Tuesday, July 31, 2007

Article: Life Lessons on the Job

Last Updated: March 18, 2003

Richard Farson is both a psychologist and a CEO who has spent 30-plus years heading organizations. His experience has given him an extraordinary appreciation of the absurdities of organizations, and how nothing works quite the way we have been taught. In a 1996 book called Management of the Absurd: Paradoxes in Leadership, Farson outlined some important lessons he'd learned, and his wisdom applies as much to everyday life as to the office. Here are some of his choicest observations.
• In management as in parenthood, it's not so much what we do as what we are that counts.
What parents do deliberately appears to make little difference in the most important outcomes - whether their children grow up to be happy or unhappy, successful or unsuccessful, good or evil. There is no question that parents can and should do worthwhile things for their children, but it's what they are that really matters; for example, whether they are sensitive and caring or cold and indifferent. Most children adopt the characteristics that define their parents, whether their parents want them to or not. The same dynamic occurs in management and leadership. People learn - and respond to - what we are. When you think about it, perhaps that is the way it should be. What a dreadful world it would be if we actually did possess the skill to convey something other than what we really are.
• Remember what we might call the "reciprocity rule" of human behavior: over time, people come to share, reciprocally, similar attitudes toward each other.
That is, if I have a low opinion of you, then while you may for a time hold a high opinion of me, it is unlikely your high opinion will persist. Eventually you will come to feel about me the way I feel about you.
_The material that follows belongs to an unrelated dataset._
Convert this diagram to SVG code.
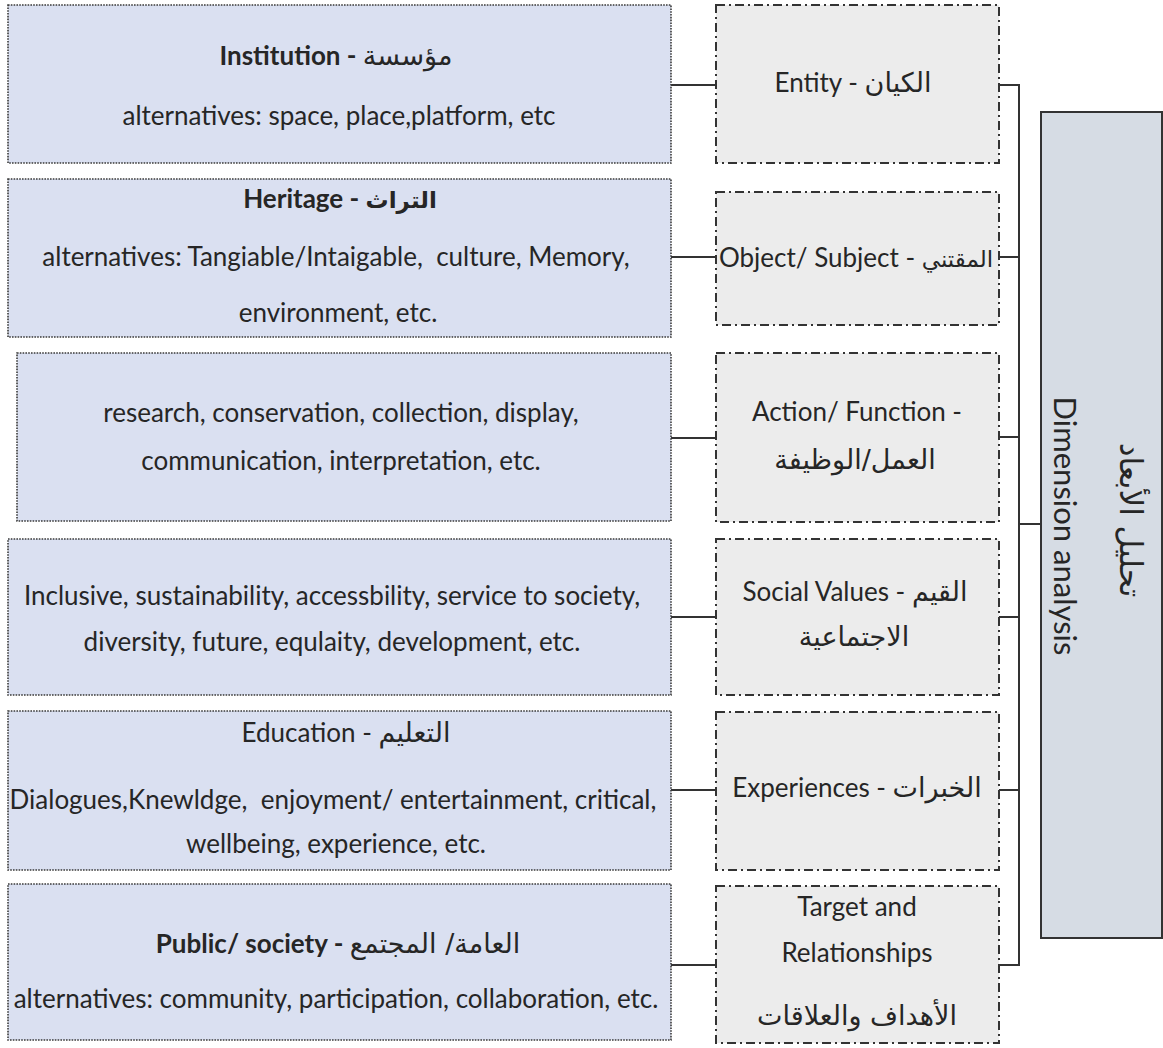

If we genuinely respect our colleagues and employees, those feelings will be communicated without the need for artifice or technique. And they will be reciprocated.
• There is no right way to be a manager.
Completely different types of leaders enjoy equal success, and part of the reason is that employees have the power to make their leaders look good. Organizations survive because most people are trying to do their best and will try to keep things going under any circumstances.
• It is more important for managers to like their employees than for their employees to like them.
• There are no leaders, there is only leadership.
The real strength of a leader is the ability to elicit the strength of the group. Leadership is less the property of a person than the property of a group. True leaders are defined by the groups they are serving. People who are leaders in one situation are usually followers in another. In a well-functioning group, the behavior of the leader is not all that different from the behavior of other responsible group members.
If any one thing can be said to be true about good leaders, it is that they trust their instinct.